INFORMATION PROVIDED:
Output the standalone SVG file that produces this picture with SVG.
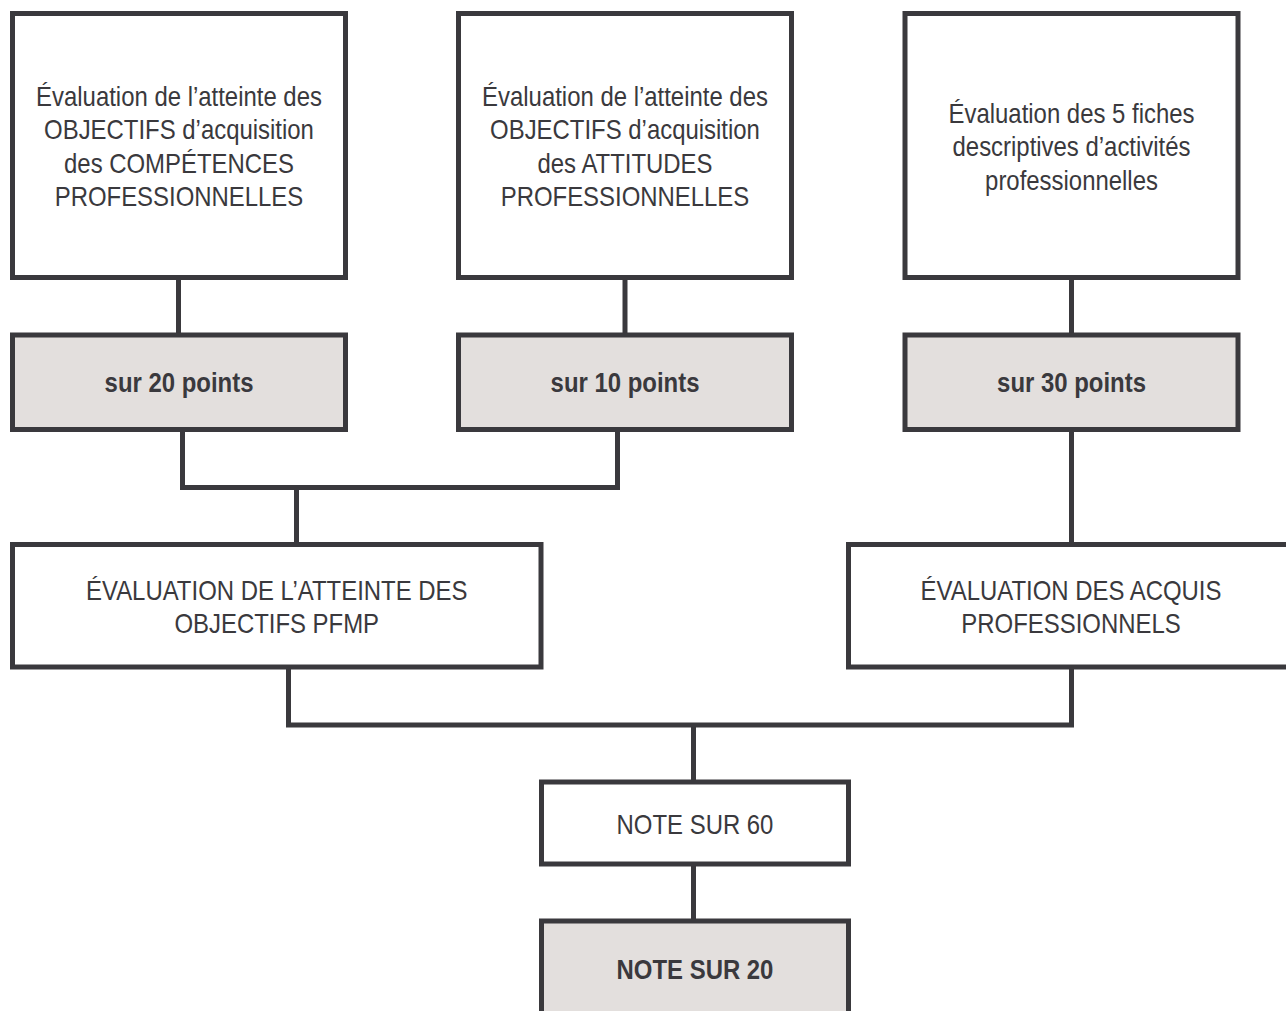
<svg xmlns="http://www.w3.org/2000/svg" width="1286" height="1011" viewBox="0 0 1286 1011">
<style>
.box{fill:#ffffff;stroke:#3a393d;stroke-width:5}
.gray{fill:#e3dfdd;stroke:#3a393d;stroke-width:5}
.t{font-family:"Liberation Sans",Arial,Helvetica,sans-serif;font-size:27.5px;fill:#3a393d;text-anchor:middle}
.b{font-weight:bold}
.c{fill:none;stroke:#3a393d;stroke-width:5;stroke-linejoin:miter;stroke-linecap:butt}
</style>
<rect x="0" y="0" width="1286" height="1011" fill="#ffffff"/>
<g id="connectors">
<path class="c" d="M178.5 277.5V335"/>
<path class="c" d="M625 277.5V335"/>
<path class="c" d="M1071.5 277.5V335"/>
<path class="c" d="M182.5 429.5V487.5H617.5V429.5"/>
<path class="c" d="M296.5 487.5V544.5"/>
<path class="c" d="M1071.5 429.5V544.5"/>
<path class="c" d="M288.5 667V725H1071.5V667"/>
<path class="c" d="M693.5 725V782"/>
<path class="c" d="M693.5 864V921"/>
</g>
<g id="node-competences">
<rect class="box" x="12.5" y="13.5" width="333" height="264"/>
<g transform="translate(179,0) scale(0.87,1)">
<text class="t" x="0" y="106">Évaluation de l’atteinte des</text>
<text class="t" x="0" y="139.5">OBJECTIFS d’acquisition</text>
<text class="t" x="0" y="173">des COMPÉTENCES</text>
<text class="t" x="0" y="206.5">PROFESSIONNELLES</text>
</g>
</g>
<g id="node-attitudes">
<rect class="box" x="458.5" y="13.5" width="333" height="264"/>
<g transform="translate(625,0) scale(0.87,1)">
<text class="t" x="0" y="106">Évaluation de l’atteinte des</text>
<text class="t" x="0" y="139.5">OBJECTIFS d’acquisition</text>
<text class="t" x="0" y="173">des ATTITUDES</text>
<text class="t" x="0" y="206.5">PROFESSIONNELLES</text>
</g>
</g>
<g id="node-fiches">
<rect class="box" x="905" y="13.5" width="333" height="264"/>
<g transform="translate(1071.5,0) scale(0.87,1)">
<text class="t" x="0" y="123">Évaluation des 5 fiches</text>
<text class="t" x="0" y="156.5">descriptives d’activités</text>
<text class="t" x="0" y="190">professionnelles</text>
</g>
</g>
<g id="node-sur20">
<rect class="gray" x="12.5" y="335" width="333" height="94.5"/>
<g transform="translate(179,0) scale(0.87,1)">
<text class="t b" x="0" y="392.5">sur 20 points</text>
</g>
</g>
<g id="node-sur10">
<rect class="gray" x="458.5" y="335" width="333" height="94.5"/>
<g transform="translate(625,0) scale(0.87,1)">
<text class="t b" x="0" y="392.5">sur 10 points</text>
</g>
</g>
<g id="node-sur30">
<rect class="gray" x="905" y="335" width="333" height="94.5"/>
<g transform="translate(1071.5,0) scale(0.87,1)">
<text class="t b" x="0" y="392.5">sur 30 points</text>
</g>
</g>
<g id="node-pfmp">
<rect class="box" x="12.5" y="544.5" width="528.5" height="122.5"/>
<g transform="translate(276.75,0) scale(0.87,1)">
<text class="t" x="0" y="600">ÉVALUATION DE L’ATTEINTE DES</text>
<text class="t" x="0" y="633.5">OBJECTIFS PFMP</text>
</g>
</g>
<g id="node-acquis">
<rect class="box" x="848.5" y="544.5" width="445" height="122.5"/>
<g transform="translate(1071,0) scale(0.87,1)">
<text class="t" x="0" y="600">ÉVALUATION DES ACQUIS</text>
<text class="t" x="0" y="633.5">PROFESSIONNELS</text>
</g>
</g>
<g id="node-note60">
<rect class="box" x="541.5" y="782" width="307" height="82"/>
<g transform="translate(695,0) scale(0.87,1)">
<text class="t" x="0" y="834">NOTE SUR 60</text>
</g>
</g>
<g id="node-note20">
<rect class="gray" x="541.5" y="921" width="307" height="96"/>
<g transform="translate(695,0) scale(0.87,1)">
<text class="t b" x="0" y="979">NOTE SUR 20</text>
</g>
</g>
</svg>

SET EXERCISE: Give an exact reproduction of every line, leaving out any picture.

SOLUTION TO THE PROBLEM:
Output the standalone SVG file that produces this picture with SVG.
<svg xmlns="http://www.w3.org/2000/svg" width="1286" height="1011" viewBox="0 0 1286 1011">
<style>
.box{fill:#ffffff;stroke:#3a393d;stroke-width:5}
.gray{fill:#e3dfdd;stroke:#3a393d;stroke-width:5}
.t{font-family:"Liberation Sans",Arial,Helvetica,sans-serif;font-size:27.5px;fill:#3a393d;text-anchor:middle}
.b{font-weight:bold}
.c{fill:none;stroke:#3a393d;stroke-width:5;stroke-linejoin:miter;stroke-linecap:butt}
</style>
<rect x="0" y="0" width="1286" height="1011" fill="#ffffff"/>
<g id="connectors">
<path class="c" d="M178.5 277.5V335"/>
<path class="c" d="M625 277.5V335"/>
<path class="c" d="M1071.5 277.5V335"/>
<path class="c" d="M182.5 429.5V487.5H617.5V429.5"/>
<path class="c" d="M296.5 487.5V544.5"/>
<path class="c" d="M1071.5 429.5V544.5"/>
<path class="c" d="M288.5 667V725H1071.5V667"/>
<path class="c" d="M693.5 725V782"/>
<path class="c" d="M693.5 864V921"/>
</g>
<g id="node-competences">
<rect class="box" x="12.5" y="13.5" width="333" height="264"/>
<g transform="translate(179,0) scale(0.87,1)">
<text class="t" x="0" y="106">Évaluation de l’atteinte des</text>
<text class="t" x="0" y="139.5">OBJECTIFS d’acquisition</text>
<text class="t" x="0" y="173">des COMPÉTENCES</text>
<text class="t" x="0" y="206.5">PROFESSIONNELLES</text>
</g>
</g>
<g id="node-attitudes">
<rect class="box" x="458.5" y="13.5" width="333" height="264"/>
<g transform="translate(625,0) scale(0.87,1)">
<text class="t" x="0" y="106">Évaluation de l’atteinte des</text>
<text class="t" x="0" y="139.5">OBJECTIFS d’acquisition</text>
<text class="t" x="0" y="173">des ATTITUDES</text>
<text class="t" x="0" y="206.5">PROFESSIONNELLES</text>
</g>
</g>
<g id="node-fiches">
<rect class="box" x="905" y="13.5" width="333" height="264"/>
<g transform="translate(1071.5,0) scale(0.87,1)">
<text class="t" x="0" y="123">Évaluation des 5 fiches</text>
<text class="t" x="0" y="156.5">descriptives d’activités</text>
<text class="t" x="0" y="190">professionnelles</text>
</g>
</g>
<g id="node-sur20">
<rect class="gray" x="12.5" y="335" width="333" height="94.5"/>
<g transform="translate(179,0) scale(0.87,1)">
<text class="t b" x="0" y="392.5">sur 20 points</text>
</g>
</g>
<g id="node-sur10">
<rect class="gray" x="458.5" y="335" width="333" height="94.5"/>
<g transform="translate(625,0) scale(0.87,1)">
<text class="t b" x="0" y="392.5">sur 10 points</text>
</g>
</g>
<g id="node-sur30">
<rect class="gray" x="905" y="335" width="333" height="94.5"/>
<g transform="translate(1071.5,0) scale(0.87,1)">
<text class="t b" x="0" y="392.5">sur 30 points</text>
</g>
</g>
<g id="node-pfmp">
<rect class="box" x="12.5" y="544.5" width="528.5" height="122.5"/>
<g transform="translate(276.75,0) scale(0.87,1)">
<text class="t" x="0" y="600">ÉVALUATION DE L’ATTEINTE DES</text>
<text class="t" x="0" y="633.5">OBJECTIFS PFMP</text>
</g>
</g>
<g id="node-acquis">
<rect class="box" x="848.5" y="544.5" width="445" height="122.5"/>
<g transform="translate(1071,0) scale(0.87,1)">
<text class="t" x="0" y="600">ÉVALUATION DES ACQUIS</text>
<text class="t" x="0" y="633.5">PROFESSIONNELS</text>
</g>
</g>
<g id="node-note60">
<rect class="box" x="541.5" y="782" width="307" height="82"/>
<g transform="translate(695,0) scale(0.87,1)">
<text class="t" x="0" y="834">NOTE SUR 60</text>
</g>
</g>
<g id="node-note20">
<rect class="gray" x="541.5" y="921" width="307" height="96"/>
<g transform="translate(695,0) scale(0.87,1)">
<text class="t b" x="0" y="979">NOTE SUR 20</text>
</g>
</g>
</svg>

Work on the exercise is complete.